EMOTIONAL EXPRESSION:
1. The expression of emotion is an essential aspect of its nature. Emotion needs to be expressed, much as a control system needs to respond to its input until the desired output is obtained.
2. Expression has an effect on the intensity of the state of emotion. It can both charge (increase) and discharge (decrease) the intensity.
GENERATION OF EMOTION:
1. The generation of emotion occurs through perception of and changes in our existential circumstances: our relationships with others, our environment, our losses and our gains, our freedom to pursue our needs, and our self-image.
2. Emotion can also be generated purely through the imagination— by imagining and remembering persons, forms, qualities, and situations.

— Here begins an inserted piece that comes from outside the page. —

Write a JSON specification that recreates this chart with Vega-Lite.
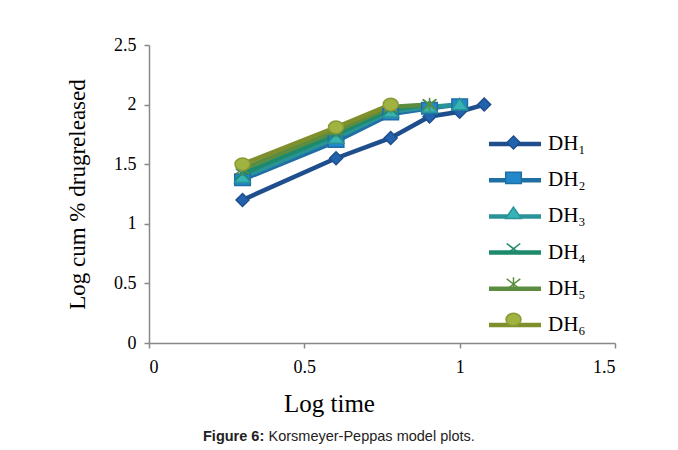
{
  "$schema": "https://vega.github.io/schema/vega-lite/v6.json",
  "autosize": "none",
  "width": 466,
  "height": 298,
  "padding": {"left": 149, "top": 45, "right": 63, "bottom": 107},
  "background": "white",
  "config": {
    "view": {"stroke": null},
    "axis": {"grid": false}
  },
  "title": {
    "text": "Figure 6:",
    "orient": "bottom",
    "anchor": "start",
    "align": "left",
    "dx": 137,
    "offset": -13,
    "font": "Liberation Sans",
    "fontSize": 14.5,
    "fontWeight": "bold",
    "color": "#222222"
  },
  "resolve": {"axis": {"x": "independent"}},
  "data": {
    "values": [
      {"series": "DH₁", "logt": 0.301, "logc": 1.20},
      {"series": "DH₁", "logt": 0.602, "logc": 1.55},
      {"series": "DH₁", "logt": 0.778, "logc": 1.72},
      {"series": "DH₁", "logt": 0.903, "logc": 1.90},
      {"series": "DH₁", "logt": 1.0, "logc": 1.94},
      {"series": "DH₁", "logt": 1.079, "logc": 2.0},
      {"series": "DH₂", "logt": 0.301, "logc": 1.37},
      {"series": "DH₂", "logt": 0.602, "logc": 1.69},
      {"series": "DH₂", "logt": 0.778, "logc": 1.92},
      {"series": "DH₂", "logt": 0.903, "logc": 1.97},
      {"series": "DH₂", "logt": 1.0, "logc": 2.0},
      {"series": "DH₃", "logt": 0.301, "logc": 1.39},
      {"series": "DH₃", "logt": 0.602, "logc": 1.72},
      {"series": "DH₃", "logt": 0.778, "logc": 1.94},
      {"series": "DH₃", "logt": 0.903, "logc": 1.98},
      {"series": "DH₃", "logt": 1.0, "logc": 2.0},
      {"series": "DH₄", "logt": 0.301, "logc": 1.42},
      {"series": "DH₄", "logt": 0.602, "logc": 1.75},
      {"series": "DH₄", "logt": 0.778, "logc": 1.96},
      {"series": "DH₄", "logt": 0.903, "logc": 2.0},
      {"series": "DH₅", "logt": 0.301, "logc": 1.46},
      {"series": "DH₅", "logt": 0.602, "logc": 1.78},
      {"series": "DH₅", "logt": 0.778, "logc": 1.98},
      {"series": "DH₅", "logt": 0.903, "logc": 2.0},
      {"series": "DH₆", "logt": 0.301, "logc": 1.50},
      {"series": "DH₆", "logt": 0.602, "logc": 1.81},
      {"series": "DH₆", "logt": 0.778, "logc": 2.0}
    ]
  },
  "encoding": {
    "y": {
      "field": "logc",
      "type": "quantitative",
      "scale": {"domain": [0, 2.5], "nice": false},
      "axis": {
        "values": [0, 0.5, 1, 1.5, 2, 2.5],
        "labelExpr": "'' + datum.value",
        "title": "Log cum % drugreleased",
        "titleFont": "Liberation Serif",
        "titleFontSize": 23,
        "titleFontWeight": "normal",
        "titleColor": "#000000",
        "titleAngle": -90,
        "titleX": -72,
        "titleY": 149,
        "titleBaseline": "middle",
        "titleAlign": "center",
        "labelFont": "Liberation Serif",
        "labelFontSize": 18,
        "labelColor": "#000000",
        "labelPadding": 8,
        "tickSize": 5,
        "tickColor": "#888888",
        "domainColor": "#888888",
        "domainWidth": 1.5,
        "tickWidth": 1.5
      }
    }
  },
  "layer": [
    {
      "mark": {"type": "line", "strokeWidth": 4.5},
      "encoding": {
        "x": {
          "field": "logt",
          "type": "quantitative",
          "scale": {"domain": [0, 1.5], "nice": false, "zero": false},
          "axis": {
            "orient": "bottom",
            "values": [0, 0.5, 1, 1.5],
            "labelExpr": "'' + datum.value",
            "title": "Log time",
            "titleFont": "Liberation Serif",
            "titleFontSize": 25,
            "titleFontWeight": "normal",
            "titleColor": "#000000",
            "titleX": 180,
            "titleY": 60,
            "titleBaseline": "middle",
            "titleAlign": "center",
            "labelFont": "Liberation Serif",
            "labelFontSize": 18,
            "labelColor": "#000000",
            "labelPadding": 10,
            "tickSize": 5,
            "tickColor": "#888888",
            "domainColor": "#888888",
            "domainWidth": 1.5,
            "tickWidth": 1.5
          }
        },
        "color": {
          "field": "series",
          "type": "nominal",
          "scale": {
            "domain": ["DH₁", "DH₂", "DH₃", "DH₄", "DH₅", "DH₆"],
            "range": ["#1f4e8c", "#1f6fa5", "#2a9398", "#1e8a6c", "#5b8c3f", "#7f8f2c"]
          },
          "legend": {
            "orient": "none",
            "legendX": 353,
            "legendY": 86,
            "title": null,
            "padding": 0,
            "symbolType": "M-2.5,0H2.5",
            "symbolSize": 433,
            "symbolStrokeWidth": 4.5,
            "labelFont": "Liberation Serif",
            "labelFontSize": 21,
            "labelColor": "#000000",
            "labelOffset": 20,
            "labelBaseline": "middle",
            "rowPadding": 13.2
          }
        }
      }
    },
    {
      "mark": {"type": "point", "filled": true, "size": 433, "strokeWidth": 1.5, "opacity": 1},
      "encoding": {
        "x": {
          "field": "logt",
          "type": "quantitative",
          "scale": {"domain": [0, 1.5], "nice": false, "zero": false},
          "axis": {
            "orient": "top",
            "domain": false,
            "ticks": false,
            "labels": false,
            "title": "Korsmeyer-Peppas model plots.",
            "titleFont": "Liberation Sans",
            "titleFontSize": 14.5,
            "titleFontWeight": "normal",
            "titleColor": "#222222",
            "titleX": 119,
            "titleY": 391,
            "titleAlign": "left",
            "titleAnchor": null,
            "titleBaseline": "middle"
          }
        },
        "fill": {
          "field": "series",
          "type": "nominal",
          "scale": {"range": ["#2163ad", "#2189c9", "#35b3b5", "#1e8a6c", "#5b8c3f", "#a0b240"]},
          "legend": {
            "orient": "none",
            "legendX": 353,
            "legendY": 86,
            "title": null,
            "padding": 0,
            "symbolSize": 433,
            "symbolStrokeWidth": 1.5,
            "labelFont": "Liberation Serif",
            "labelFontSize": 21,
            "labelExpr": "''",
            "labelOffset": 20,
            "labelBaseline": "middle",
            "rowPadding": 13.4
          }
        },
        "stroke": {
          "field": "series",
          "type": "nominal",
          "scale": {"range": ["#1f4e8c", "#1f6fa5", "#2a9398", "#1e8a6c", "#5b8c3f", "#8a9a35"]},
          "legend": {
            "orient": "none",
            "legendX": 353,
            "legendY": 86,
            "title": null,
            "padding": 0,
            "symbolSize": 433,
            "symbolStrokeWidth": 1.5,
            "labelFont": "Liberation Serif",
            "labelFontSize": 21,
            "labelExpr": "''",
            "labelOffset": 20,
            "labelBaseline": "middle",
            "rowPadding": 13.4
          }
        },
        "shape": {
          "field": "series",
          "type": "nominal",
          "scale": {
            "range": [
              "M0,-0.62L0.62,0L0,0.62L-0.62,0Z",
              "M-0.75,-0.55H0.75V0.55H-0.75Z",
              "M0,-0.6L0.75,0.5L-0.75,0.5Z",
              "M-0.65,-0.5L0.65,0.5M-0.65,0.5L0.65,-0.5",
              "M-0.65,-0.5L0.65,0.5M-0.65,0.5L0.65,-0.5M0,-0.65V0.65",
              "M-0.72,0A0.72,0.6 0 1,0 0.72,0A0.72,0.6 0 1,0 -0.72,0Z"
            ]
          },
          "legend": {
            "orient": "none",
            "legendX": 353,
            "legendY": 86,
            "title": null,
            "padding": 0,
            "symbolSize": 433,
            "symbolStrokeWidth": 1.5,
            "labelFont": "Liberation Serif",
            "labelFontSize": 21,
            "labelExpr": "''",
            "labelOffset": 20,
            "labelBaseline": "middle",
            "rowPadding": 13.4
          }
        }
      }
    }
  ]
}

3. All these processes can be variously affected by drugs and by specific electrical stimulation of the brain.
EMOTIONS AND ENVIRONMENT INTERACTION:
1. Emotions play a crucial part in our interactions with our social and natural environment.
2. Our drives and mental energy are affected specifically by our emotions.
3. The degree of crowding—and its effect on privacy and intimacy— affects the experience of emotional states.
4. Processes of habituation and adaptation also affect the experience of emotion in a specific environment.
In the search for terminology to describe emotions, Clynes calls a specific emotional state a sentic state. The word "sentic" is derived from the Latin root sentire which is also the root of the words sentiment and sensation. Sentics is the term he developed to specifically denote the brain state and its corresponding experience generally associated with the word "emotion".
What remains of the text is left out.